8 thoughts on “The Power of the Breeding is in the Dam”

  1. I’m thinking the reference to” X” factor would apply to any trait that is sex-linked and Lynn is correct, offspring get one chromosome of each pair (strands) from each parent. If a trait is X-linked the FEMALE offspring get a double dose and may, for example, be heterozygous for a recessive trait that will therefore not be expressed. Male offspring will get one “X” and if the trait is recessive, they may then express it.


  2. “If I were here to simply offer advice it would be that, to be successful breeding dogs you must always maintain focus on the quality of the bitch you put in your whelping box.”

    The issues I think its that too many people breed on less than high quality females. Too often bitches are billed as “she has ____ and ____ behind her and ____ is her father” or “a daughter of ____”. Its whats on paper that people look at, and not what she looks like and can do. Yes you want quality blood behind her, but quality blood should also make her a quality example of the breed standing before you too.

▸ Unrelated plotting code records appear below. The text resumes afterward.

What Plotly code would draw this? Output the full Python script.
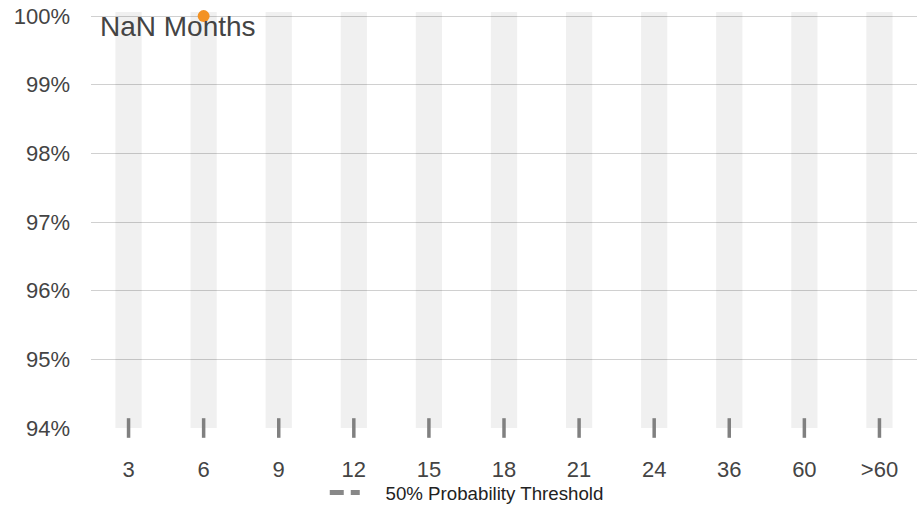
import plotly.graph_objects as go

categories = ["3", "6", "9", "12", "15", "18", "21", "24", "36", "60", ">60"]
band_top = [100.06] * 11
band_base = 94
point_x = ["6"]
point_y = [100]
threshold_y = [50] * 11
tick_y = [94] * 11
label_text = "NaN Months"
NB = "\u00a0"

fig = go.Figure()
fig.add_trace(go.Bar(
    x=categories, y=[t - band_base for t in band_top], base=band_base,
    width=0.35, marker=dict(color="rgba(0,0,0,0.06)", line=dict(width=0)),
    showlegend=False, hoverinfo="skip"))
fig.add_trace(go.Scatter(
    x=categories, y=threshold_y, mode="lines",
    line=dict(color="#888888", width=5, dash="14px,7px"),
    name=NB * 4 + "50% Probability Threshold", showlegend=True))
fig.add_trace(go.Scatter(
    x=categories, y=tick_y, mode="markers", cliponaxis=False,
    marker=dict(symbol="line-ns-open", size=14, color="#808080",
                line=dict(width=3.5, color="#808080")),
    showlegend=False, hoverinfo="skip"))
fig.add_trace(go.Scatter(
    x=point_x, y=point_y, mode="markers", cliponaxis=False,
    marker=dict(color="#f39223", size=12), showlegend=False))

fig.add_annotation(text=label_text, xref="paper", yref="paper", x=0.008, y=0.964,
                   xanchor="left", yanchor="middle", showarrow=False,
                   font=dict(size=28, color="#444444"))

fig.update_layout(
    width=917, height=507,
    margin=dict(l=91, r=0, t=12, b=79),
    plot_bgcolor="white", paper_bgcolor="white",
    font=dict(family="Liberation Sans, Arial, sans-serif", color="#444444"),
    bargap=0.65,
    legend=dict(orientation="h", x=0.283, y=0.028, xref="paper", yref="container",
                xanchor="left", yanchor="middle", bgcolor="rgba(0,0,0,0)",
                font=dict(size=18.7, color="#222222")),
    xaxis=dict(type="category", range=[-0.5, 10.5], showgrid=False, showline=False,
               zeroline=False, ticks="", tickfont=dict(size=22, color="#444444"),
               ticklabelstandoff=26, automargin=False),
    yaxis=dict(range=[94, 100.06], dtick=1, tick0=94, ticksuffix="%", showgrid=True,
               gridcolor="#d0d0d0", gridwidth=1, zeroline=False, showline=False,
               tickfont=dict(size=22, color="#444444"), ticks="", ticklabelstandoff=20,
               automargin=False),
)
fig.write_html("out.html", config={"displayModeBar": False},
               post_script="document.body.style.margin='0';")
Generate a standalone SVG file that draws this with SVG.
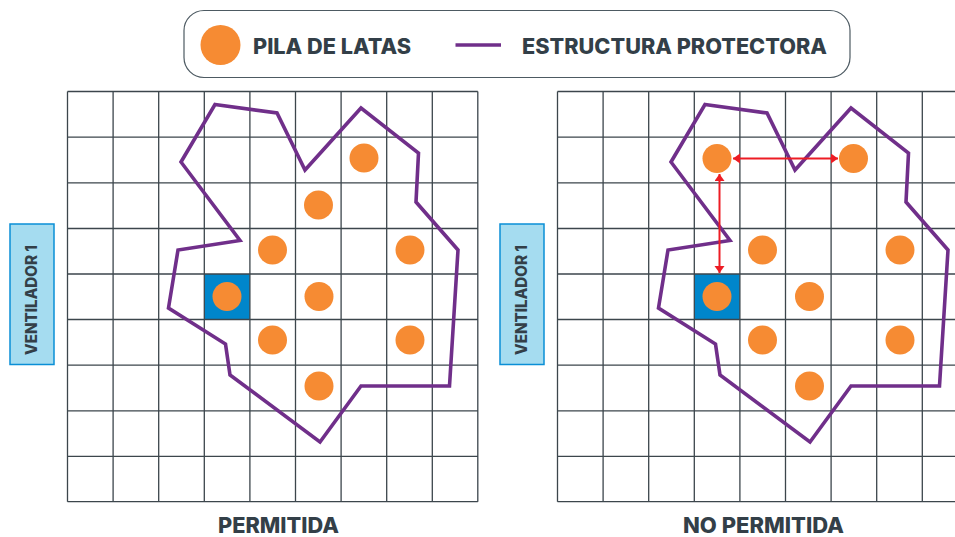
<svg xmlns="http://www.w3.org/2000/svg" width="955" height="537" viewBox="0 0 955 537">
<defs>
<style>
.t{font-family:Inter,"Liberation Sans",sans-serif;font-weight:800;fill:#333f48}
.g{stroke:#3c464c;stroke-width:1.3;fill:none}
.c{fill:#f68b33}
.p{fill:none;stroke:#702f8a;stroke-width:3.6;stroke-linejoin:miter}
.a{stroke:#ed1c24;stroke-width:2;fill:none;marker-start:url(#h);marker-end:url(#h)}
.v{fill:#a5dcf0;stroke:#0a8fd6;stroke-width:1.5}
</style>
<marker id="h" markerUnits="userSpaceOnUse" markerWidth="10" markerHeight="11" refX="7" refY="5" orient="auto-start-reverse"><path d="M0 0L7 5L0 10Z" fill="#ed1c24"/></marker>
<g id="grid"><path class="g" d="M67.5 91.5H477.8M67.5 137.2H477.8M67.5 182.8H477.8M67.5 228.5H477.8M67.5 274H477.8M67.5 319.5H477.8M67.5 365.2H477.8M67.5 410.8H477.8M67.5 456.4H477.8M67.5 501.7H477.8M67.5 91.5V501.7M113.1 91.5V501.7M158.7 91.5V501.7M204.3 91.5V501.7M249.9 91.5V501.7M295.5 91.5V501.7M341.1 91.5V501.7M386.7 91.5V501.7M432.3 91.5V501.7M477.8 91.5V501.7"/></g>
<path id="wall" d="M215 104.500L277 113L305 170L361 108L418.500 153L416 202L458 250L449.500 386L361 386L320 442L230 375L225.500 344L168.500 308L178 250L240 240.500L181 162Z"/>
</defs>
<g id="legend">
<rect x="184" y="10.500" width="666" height="67" rx="20" ry="20" fill="#fff" stroke="#4d5a62" stroke-width="1.2"/>
<circle class="c" cx="220.500" cy="45" r="20"/>
<text class="t" x="253" y="53.500" font-size="21" textLength="158" lengthAdjust="spacingAndGlyphs">PILA DE LATAS</text>
<path d="M455.500 45H501" stroke="#702f8a" stroke-width="3.600"/>
<text class="t" x="522" y="53.500" font-size="21" textLength="305" lengthAdjust="spacingAndGlyphs">ESTRUCTURA PROTECTORA</text>
</g>
<g id="panel-permitida">
<rect x="204.300" y="274" width="45.600" height="45.500" fill="#0086cb"/>
<use href="#grid"/>
<use href="#wall" class="p"/>
<circle class="c" cx="364" cy="158" r="14.500"/>
<circle class="c" cx="318.500" cy="205" r="14.500"/>
<circle class="c" cx="272.500" cy="250" r="14.500"/>
<circle class="c" cx="410" cy="250" r="14.500"/>
<circle class="c" cx="227" cy="296.500" r="14.500"/>
<circle class="c" cx="319" cy="296.500" r="14.500"/>
<circle class="c" cx="272.500" cy="340" r="14.500"/>
<circle class="c" cx="410" cy="340" r="14.500"/>
<circle class="c" cx="319" cy="386" r="14.500"/>
<rect class="v" x="10" y="224" width="44" height="140.500"/>
<text class="t" transform="translate(37 355) rotate(-90)" font-size="15.500" textLength="110" lengthAdjust="spacingAndGlyphs">VENTILADOR 1</text>
<text class="t" x="218" y="533" font-size="21" textLength="121" lengthAdjust="spacingAndGlyphs">PERMITIDA</text>
</g>
<g id="panel-no-permitida">
<g transform="translate(490 0)">
<rect x="204.300" y="274" width="45.600" height="45.500" fill="#0086cb"/>
<path class="g" d="M67.500 91.500H477.800M67.500 137.200H477.800M67.500 182.800H477.800M67.500 228.500H477.800M67.500 274H477.800M67.500 319.500H477.800M67.500 365.200H477.800M67.500 410.800H477.800M67.500 456.400H477.800M67.500 501.700H477.800M67.500 91.500V501.700M113.100 91.500V501.700M158.700 91.500V501.700M204.300 91.500V501.700M249.900 91.500V501.700M295.500 91.500V501.700M341.100 91.500V501.700M386.700 91.500V501.700M432.300 91.500V501.700M477.800 91.500V501.700"/>
<use href="#wall" class="p"/>
</g>
<circle class="c" cx="717" cy="158.500" r="14.500"/>
<circle class="c" cx="853.500" cy="158.500" r="14.500"/>
<circle class="c" cx="762.500" cy="250" r="14.500"/>
<circle class="c" cx="900" cy="250" r="14.500"/>
<circle class="c" cx="717" cy="296.500" r="14.500"/>
<circle class="c" cx="809.500" cy="296.500" r="14.500"/>
<circle class="c" cx="762.500" cy="340" r="14.500"/>
<circle class="c" cx="900" cy="340" r="14.500"/>
<circle class="c" cx="809.500" cy="386" r="14.500"/>
<rect class="v" x="500" y="224" width="44" height="140.500"/>
<text class="t" transform="translate(527 355) rotate(-90)" font-size="15.500" textLength="110" lengthAdjust="spacingAndGlyphs">VENTILADOR 1</text>
<text class="t" x="683" y="533" font-size="21" textLength="161" lengthAdjust="spacingAndGlyphs">NO PERMITIDA</text>
</g>
<g id="connectors">
<path class="a" d="M733 158.500H838"/>
<path class="a" d="M719.500 174V273"/>
</g>
</svg>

    They assume a good male will make up for her shortcomings or unknowns about her. Too many people use her uterus as a vessel to get puppies than as 1/2 of the equation to making the next generation.

    The thing that stuck with me the most was from one of the best breeders I’ve ever known when asked about breeding was “If she was a he….would you still use them for breeding?” To me that sums it up right there. If you wouldn’t use that animal if it was a stud, why would you use it as a dam? That’s quality control.

    They don’t need to be proven in the field, or the ring, or wherever measuring sticks you use. Most folks know quality when they see it even if they lack the alphabet soup after their name or a big win. High standards for both parents means better offspring.

    Liked by 1 person

  3. I have been breeding setters since 1988, and this is true,whenever i do an outcross breeding i always make sure the outcross dog is a female,i have been working with another breeder for a few years who is also a professor of genetics, he says a puppy gets 2 strands of D N A from the mother and 1 from the father, so that would lend some validation to this story, i do know other breeders who do an outcross to a male without getting the results i get,

    Liked by 1 person

    1. I’m sorry, but each pup gets one strand of DNA from each parent. It is 50/50. Whoever said otherwise, professor or not, is wrong or you misunderstood. Each dog contributes equally to the offspring. However, some dogs may carry a dominant gene where the other carries a recessive, so the dominant will prevail. It doesn’t matter if the dog or the bitch carries the dominant gene…the dominant will be expressed.

      Liked by 1 person

      1. Thank you for sharing your thoughts with us here Lynn. I don’t believe we implied here that the dam contributes more than one strand of DNA to the breeding. What was presented in the research article (we provided a link to that article) by the thoroughbred fancy is that in a study they conducted the mares seemed to have more influence on the racing ability of the offspring than the stud. There was no theory postulated as to why, the results were shared. There are other theories out there relating to the X factor as put forth in the other article by Barbara Andrews that was linked. The links to the resource articles are the key to what this article is saying. I do wish it were all as simple as dominant and recessive gene expression, that would make breeding oh so much easier!


        1. I believe she was replying to the other commenter that was incorrectly told “a puppy gets 2 strands of D N A from the mother and 1 from the father”.